Challenge
Give the listing again character for character, but drop the images.

Data lines
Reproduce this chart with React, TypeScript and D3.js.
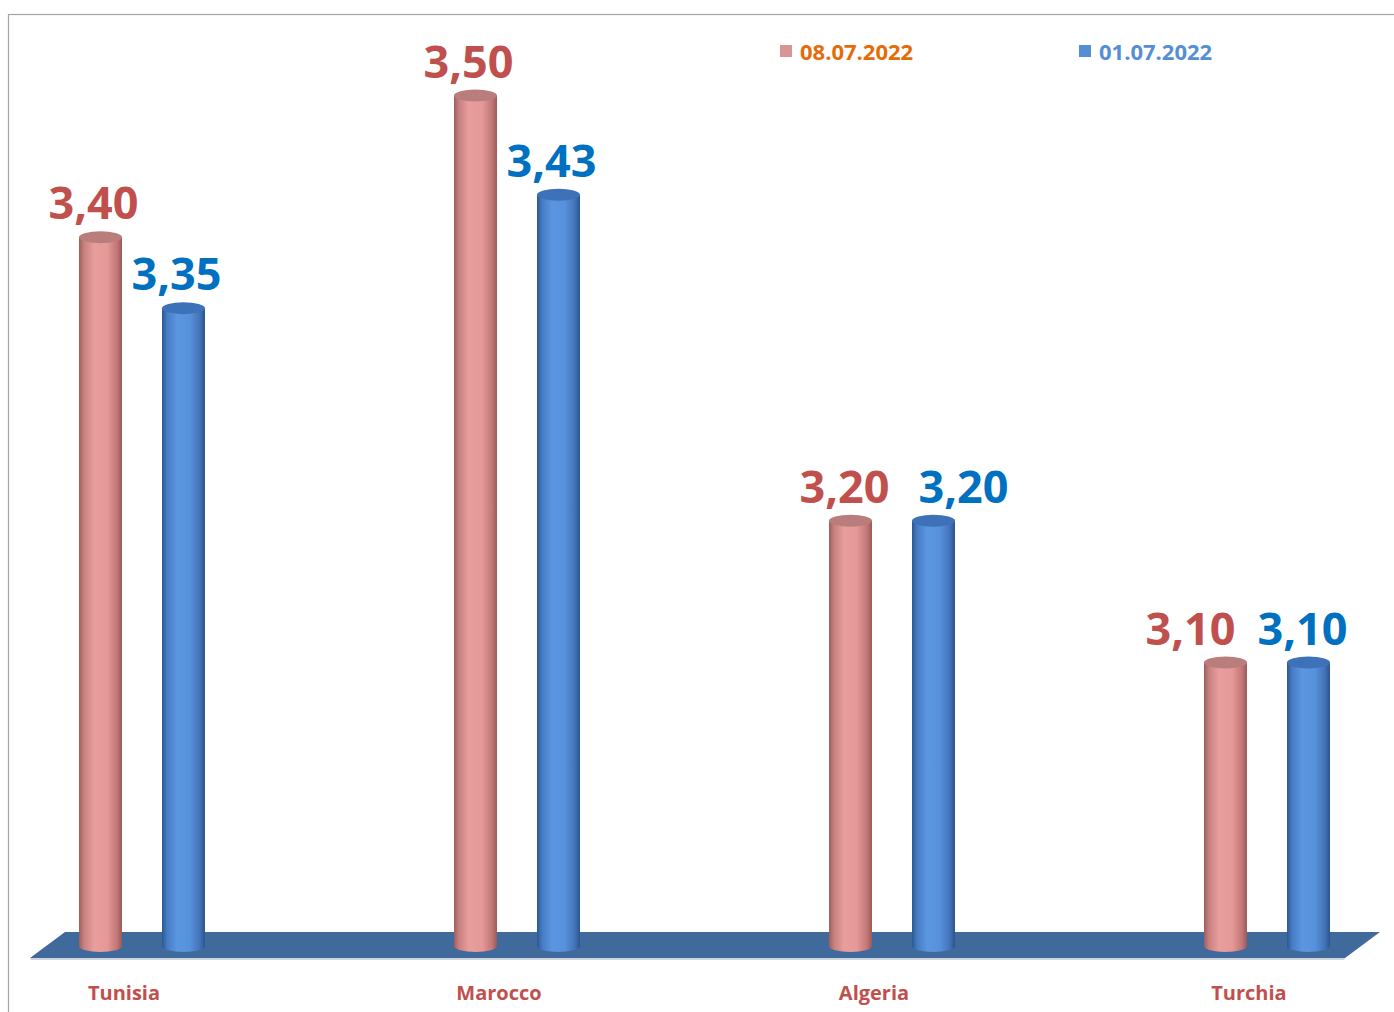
import React from "react";
import * as d3 from "d3";

const categories = ["Tunisia", "Marocco", "Algeria", "Turchia"];
const seriesNames = ["08.07.2022", "01.07.2022"];
const values0807 = [3.4, 3.5, 3.2, 3.1];
const values0107 = [3.35, 3.43, 3.2, 3.1];

const W = 1394;
const H = 1012;
const FONT = "'Open Sans', 'Noto Sans', sans-serif";

// label nudges (layout only): [series][category] horizontal offset of the value label from its bar centre
const LABEL_DX = [
  [-7, -7, -6, -35],
  [-7, -7, 30, -6],
];

const series = [
  { name: seriesNames[0], values: values0807, grad: "gPink", top: "#B97D7C", label: "#C0504D", swatch: "#D99594", legendText: "#E36C09" },
  { name: seriesNames[1], values: values0107, grad: "gBlue", top: "#3E72B8", label: "#0070C0", swatch: "#558ED5", legendText: "#558ED5" },
];

export default function App() {
  const x = d3.scalePoint<string>().domain(categories).range([142, 1267]);
  const y = d3.scaleLinear().domain([2.9, 3.5]).range([946, 95.5]);
  const fmt = (v: number) => d3.format(".2f")(v).replace(".", ",");
  const offset = 41.5;
  const rx = 21.5;
  const ry = 6;

  return (
    <svg width={W} height={H} style={{ position: "absolute", left: 0, top: 0, display: "block" }}>
      <defs>
        <linearGradient id="gPink" x1="0" x2="1" y1="0" y2="0">
          <stop offset="0%" stopColor="#9C5F5D" />
          <stop offset="12%" stopColor="#C98180" />
          <stop offset="35%" stopColor="#E79E9D" />
          <stop offset="65%" stopColor="#E59998" />
          <stop offset="88%" stopColor="#C27877" />
          <stop offset="100%" stopColor="#985A59" />
        </linearGradient>
        <linearGradient id="gBlue" x1="0" x2="1" y1="0" y2="0">
          <stop offset="0%" stopColor="#2C5892" />
          <stop offset="12%" stopColor="#467CC4" />
          <stop offset="35%" stopColor="#5B96E0" />
          <stop offset="65%" stopColor="#5791DC" />
          <stop offset="88%" stopColor="#4373B8" />
          <stop offset="100%" stopColor="#2B548C" />
        </linearGradient>
      </defs>
      <rect x={0} y={0} width={W} height={H} fill="#FFFFFF" />
      <rect x={8.5} y={14.5} width={1400} height={1020} fill="none" stroke="#A6A6A6" strokeWidth={1.2} />

      {/* floor */}
      <polygon points="30,958 65,932 1380,932 1345,958" fill="#40699C" />
      <polygon points="30,958 1345,958 1344,960 31,960" fill="#A9B7C9" opacity={0.6} />

      {/* cylinders */}
      {categories.map((c, i) =>
        series.map((s, j) => {
          const cx = (x(c) as number) + (j === 0 ? -offset : offset);
          const yt = y(s.values[i]);
          const yb = y(2.9);
          const path = `M${cx - rx},${yt} L${cx - rx},${yb} A${rx},${ry} 0 0 0 ${cx + rx},${yb} L${cx + rx},${yt} Z`;
          return (
            <g key={`${c}-${j}`}>
              <path d={path} fill={`url(#${s.grad})`} />
              <ellipse cx={cx} cy={yt} rx={rx} ry={ry} fill={s.top} />
              <text
                x={cx + LABEL_DX[j][i]}
                y={yt - 18}
                textAnchor="middle"
                fontFamily={FONT}
                fontWeight={700}
                fontSize={45}
                fill={s.label}
              >
                {fmt(s.values[i])}
              </text>
            </g>
          );
        })
      )}

      {/* category labels */}
      {categories.map((c) => (
        <text
          key={c}
          x={(x(c) as number) - 18}
          y={1000}
          textAnchor="middle"
          fontFamily={FONT}
          fontWeight={700}
          fontSize={20}
          fill="#C0504D"
        >
          {c}
        </text>
      ))}

      {/* legend */}
      {series.map((s, j) => {
        const lx = j === 0 ? 780 : 1079;
        return (
          <g key={s.name}>
            <rect x={lx} y={45} width={12} height={12} fill={s.swatch} />
            <text x={lx + 20} y={60} fontFamily={FONT} fontWeight={700} fontSize={22} fill={s.legendText}>
              {s.name}
            </text>
          </g>
        );
      })}
    </svg>
  );
}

Exercise solution
Reproduce this chart with React, TypeScript and D3.js.
import React from "react";
import * as d3 from "d3";

const categories = ["Tunisia", "Marocco", "Algeria", "Turchia"];
const seriesNames = ["08.07.2022", "01.07.2022"];
const values0807 = [3.4, 3.5, 3.2, 3.1];
const values0107 = [3.35, 3.43, 3.2, 3.1];

const W = 1394;
const H = 1012;
const FONT = "'Open Sans', 'Noto Sans', sans-serif";

// label nudges (layout only): [series][category] horizontal offset of the value label from its bar centre
const LABEL_DX = [
  [-7, -7, -6, -35],
  [-7, -7, 30, -6],
];

const series = [
  { name: seriesNames[0], values: values0807, grad: "gPink", top: "#B97D7C", label: "#C0504D", swatch: "#D99594", legendText: "#E36C09" },
  { name: seriesNames[1], values: values0107, grad: "gBlue", top: "#3E72B8", label: "#0070C0", swatch: "#558ED5", legendText: "#558ED5" },
];

export default function App() {
  const x = d3.scalePoint<string>().domain(categories).range([142, 1267]);
  const y = d3.scaleLinear().domain([2.9, 3.5]).range([946, 95.5]);
  const fmt = (v: number) => d3.format(".2f")(v).replace(".", ",");
  const offset = 41.5;
  const rx = 21.5;
  const ry = 6;

  return (
    <svg width={W} height={H} style={{ position: "absolute", left: 0, top: 0, display: "block" }}>
      <defs>
        <linearGradient id="gPink" x1="0" x2="1" y1="0" y2="0">
          <stop offset="0%" stopColor="#9C5F5D" />
          <stop offset="12%" stopColor="#C98180" />
          <stop offset="35%" stopColor="#E79E9D" />
          <stop offset="65%" stopColor="#E59998" />
          <stop offset="88%" stopColor="#C27877" />
          <stop offset="100%" stopColor="#985A59" />
        </linearGradient>
        <linearGradient id="gBlue" x1="0" x2="1" y1="0" y2="0">
          <stop offset="0%" stopColor="#2C5892" />
          <stop offset="12%" stopColor="#467CC4" />
          <stop offset="35%" stopColor="#5B96E0" />
          <stop offset="65%" stopColor="#5791DC" />
          <stop offset="88%" stopColor="#4373B8" />
          <stop offset="100%" stopColor="#2B548C" />
        </linearGradient>
      </defs>
      <rect x={0} y={0} width={W} height={H} fill="#FFFFFF" />
      <rect x={8.5} y={14.5} width={1400} height={1020} fill="none" stroke="#A6A6A6" strokeWidth={1.2} />

      {/* floor */}
      <polygon points="30,958 65,932 1380,932 1345,958" fill="#40699C" />
      <polygon points="30,958 1345,958 1344,960 31,960" fill="#A9B7C9" opacity={0.6} />

      {/* cylinders */}
      {categories.map((c, i) =>
        series.map((s, j) => {
          const cx = (x(c) as number) + (j === 0 ? -offset : offset);
          const yt = y(s.values[i]);
          const yb = y(2.9);
          const path = `M${cx - rx},${yt} L${cx - rx},${yb} A${rx},${ry} 0 0 0 ${cx + rx},${yb} L${cx + rx},${yt} Z`;
          return (
            <g key={`${c}-${j}`}>
              <path d={path} fill={`url(#${s.grad})`} />
              <ellipse cx={cx} cy={yt} rx={rx} ry={ry} fill={s.top} />
              <text
                x={cx + LABEL_DX[j][i]}
                y={yt - 18}
                textAnchor="middle"
                fontFamily={FONT}
                fontWeight={700}
                fontSize={45}
                fill={s.label}
              >
                {fmt(s.values[i])}
              </text>
            </g>
          );
        })
      )}

      {/* category labels */}
      {categories.map((c) => (
        <text
          key={c}
          x={(x(c) as number) - 18}
          y={1000}
          textAnchor="middle"
          fontFamily={FONT}
          fontWeight={700}
          fontSize={20}
          fill="#C0504D"
        >
          {c}
        </text>
      ))}

      {/* legend */}
      {series.map((s, j) => {
        const lx = j === 0 ? 780 : 1079;
        return (
          <g key={s.name}>
            <rect x={lx} y={45} width={12} height={12} fill={s.swatch} />
            <text x={lx + 20} y={60} fontFamily={FONT} fontWeight={700} fontSize={22} fill={s.legendText}>
              {s.name}
            </text>
          </g>
        );
      })}
    </svg>
  );
}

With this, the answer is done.